▸ **DATA PROVIDED**
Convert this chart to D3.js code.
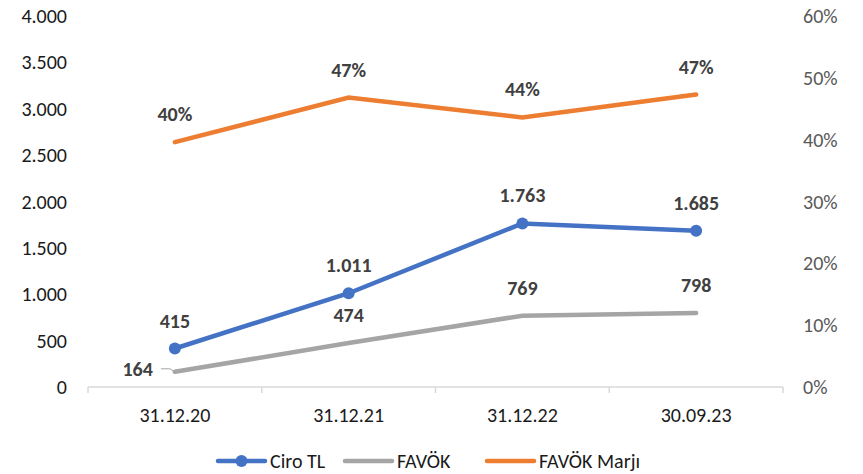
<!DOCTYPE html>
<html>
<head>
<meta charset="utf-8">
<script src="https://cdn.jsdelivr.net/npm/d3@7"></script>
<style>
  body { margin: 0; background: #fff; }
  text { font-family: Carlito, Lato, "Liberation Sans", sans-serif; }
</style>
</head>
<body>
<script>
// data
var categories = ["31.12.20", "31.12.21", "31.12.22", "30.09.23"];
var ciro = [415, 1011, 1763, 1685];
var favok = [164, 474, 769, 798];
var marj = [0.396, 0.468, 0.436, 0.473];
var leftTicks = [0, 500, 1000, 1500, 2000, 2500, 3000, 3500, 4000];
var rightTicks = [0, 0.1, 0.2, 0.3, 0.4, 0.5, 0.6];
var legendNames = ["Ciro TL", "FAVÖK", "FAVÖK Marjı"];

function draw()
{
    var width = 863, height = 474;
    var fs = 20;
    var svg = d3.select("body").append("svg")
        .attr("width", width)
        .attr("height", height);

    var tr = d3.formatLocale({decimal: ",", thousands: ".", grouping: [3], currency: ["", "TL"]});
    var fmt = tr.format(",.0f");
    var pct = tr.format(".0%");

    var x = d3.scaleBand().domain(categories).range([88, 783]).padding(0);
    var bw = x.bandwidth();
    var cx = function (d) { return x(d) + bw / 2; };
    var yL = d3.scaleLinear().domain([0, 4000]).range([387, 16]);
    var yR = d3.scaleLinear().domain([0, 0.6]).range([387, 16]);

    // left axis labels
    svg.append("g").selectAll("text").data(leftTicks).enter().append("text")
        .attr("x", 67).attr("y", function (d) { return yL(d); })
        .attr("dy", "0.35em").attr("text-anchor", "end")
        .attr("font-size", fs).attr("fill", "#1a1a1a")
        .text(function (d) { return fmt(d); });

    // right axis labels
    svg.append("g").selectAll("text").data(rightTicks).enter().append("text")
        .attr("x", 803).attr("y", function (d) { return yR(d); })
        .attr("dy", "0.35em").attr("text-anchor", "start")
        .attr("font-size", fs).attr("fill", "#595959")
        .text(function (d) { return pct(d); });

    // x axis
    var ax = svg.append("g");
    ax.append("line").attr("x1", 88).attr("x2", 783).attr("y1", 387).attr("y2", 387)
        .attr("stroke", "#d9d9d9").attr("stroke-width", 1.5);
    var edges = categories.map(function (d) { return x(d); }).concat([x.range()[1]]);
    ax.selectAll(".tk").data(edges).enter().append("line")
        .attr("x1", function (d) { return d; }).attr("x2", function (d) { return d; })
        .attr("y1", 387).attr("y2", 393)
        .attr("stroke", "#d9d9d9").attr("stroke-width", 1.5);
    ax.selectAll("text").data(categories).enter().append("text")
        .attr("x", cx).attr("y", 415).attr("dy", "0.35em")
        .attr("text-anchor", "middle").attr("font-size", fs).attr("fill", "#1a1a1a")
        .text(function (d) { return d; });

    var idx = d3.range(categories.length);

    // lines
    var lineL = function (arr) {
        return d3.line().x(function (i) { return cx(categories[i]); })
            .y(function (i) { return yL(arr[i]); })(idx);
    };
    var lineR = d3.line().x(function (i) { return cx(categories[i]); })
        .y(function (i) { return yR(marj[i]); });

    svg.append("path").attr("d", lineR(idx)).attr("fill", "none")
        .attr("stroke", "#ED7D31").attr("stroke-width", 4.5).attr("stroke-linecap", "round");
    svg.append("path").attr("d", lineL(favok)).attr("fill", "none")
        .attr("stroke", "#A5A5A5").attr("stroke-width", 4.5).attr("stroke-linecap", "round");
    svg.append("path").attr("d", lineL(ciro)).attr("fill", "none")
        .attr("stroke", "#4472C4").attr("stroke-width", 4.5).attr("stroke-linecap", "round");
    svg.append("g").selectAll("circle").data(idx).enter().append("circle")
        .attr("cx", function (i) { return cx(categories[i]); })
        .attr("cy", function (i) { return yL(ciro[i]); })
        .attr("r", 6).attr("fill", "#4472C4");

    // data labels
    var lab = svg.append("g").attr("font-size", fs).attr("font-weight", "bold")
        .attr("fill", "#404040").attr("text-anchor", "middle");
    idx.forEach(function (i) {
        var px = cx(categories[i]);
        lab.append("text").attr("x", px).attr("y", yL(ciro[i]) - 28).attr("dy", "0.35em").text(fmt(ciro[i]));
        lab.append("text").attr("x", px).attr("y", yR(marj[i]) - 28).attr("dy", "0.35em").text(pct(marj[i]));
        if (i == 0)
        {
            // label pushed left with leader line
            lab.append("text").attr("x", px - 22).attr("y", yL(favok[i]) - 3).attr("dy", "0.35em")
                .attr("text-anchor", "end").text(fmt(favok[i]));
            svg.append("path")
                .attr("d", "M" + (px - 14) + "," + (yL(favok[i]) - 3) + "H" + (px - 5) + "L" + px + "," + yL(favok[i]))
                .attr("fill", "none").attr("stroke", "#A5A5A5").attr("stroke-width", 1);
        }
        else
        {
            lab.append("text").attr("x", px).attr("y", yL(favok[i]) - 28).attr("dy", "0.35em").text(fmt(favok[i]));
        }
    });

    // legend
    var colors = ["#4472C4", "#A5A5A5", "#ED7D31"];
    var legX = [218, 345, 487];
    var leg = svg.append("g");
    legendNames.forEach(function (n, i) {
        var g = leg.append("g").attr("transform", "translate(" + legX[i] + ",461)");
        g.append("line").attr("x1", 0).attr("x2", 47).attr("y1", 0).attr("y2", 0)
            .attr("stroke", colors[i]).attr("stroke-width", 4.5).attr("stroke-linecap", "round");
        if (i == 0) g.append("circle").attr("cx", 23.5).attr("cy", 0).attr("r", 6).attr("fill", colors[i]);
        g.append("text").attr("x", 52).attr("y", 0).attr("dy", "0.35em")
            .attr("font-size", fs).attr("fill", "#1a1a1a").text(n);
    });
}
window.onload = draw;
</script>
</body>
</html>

▸ **PROBLEM TO SOLVE**
Copy nothing but the lines from the first one in the listing through the line with "var yR = d3.scaleLinear().domain([0, 0.6]).range([387, 16]);", and omit the pictures.

▸ **FULL RESPONSE**
Convert this chart to D3.js code.
<!DOCTYPE html>
<html>
<head>
<meta charset="utf-8">
<script src="https://cdn.jsdelivr.net/npm/d3@7"></script>
<style>
  body { margin: 0; background: #fff; }
  text { font-family: Carlito, Lato, "Liberation Sans", sans-serif; }
</style>
</head>
<body>
<script>
// data
var categories = ["31.12.20", "31.12.21", "31.12.22", "30.09.23"];
var ciro = [415, 1011, 1763, 1685];
var favok = [164, 474, 769, 798];
var marj = [0.396, 0.468, 0.436, 0.473];
var leftTicks = [0, 500, 1000, 1500, 2000, 2500, 3000, 3500, 4000];
var rightTicks = [0, 0.1, 0.2, 0.3, 0.4, 0.5, 0.6];
var legendNames = ["Ciro TL", "FAVÖK", "FAVÖK Marjı"];

function draw()
{
    var width = 863, height = 474;
    var fs = 20;
    var svg = d3.select("body").append("svg")
        .attr("width", width)
        .attr("height", height);

    var tr = d3.formatLocale({decimal: ",", thousands: ".", grouping: [3], currency: ["", "TL"]});
    var fmt = tr.format(",.0f");
    var pct = tr.format(".0%");

    var x = d3.scaleBand().domain(categories).range([88, 783]).padding(0);
    var bw = x.bandwidth();
    var cx = function (d) { return x(d) + bw / 2; };
    var yL = d3.scaleLinear().domain([0, 4000]).range([387, 16]);
    var yR = d3.scaleLinear().domain([0, 0.6]).range([387, 16]);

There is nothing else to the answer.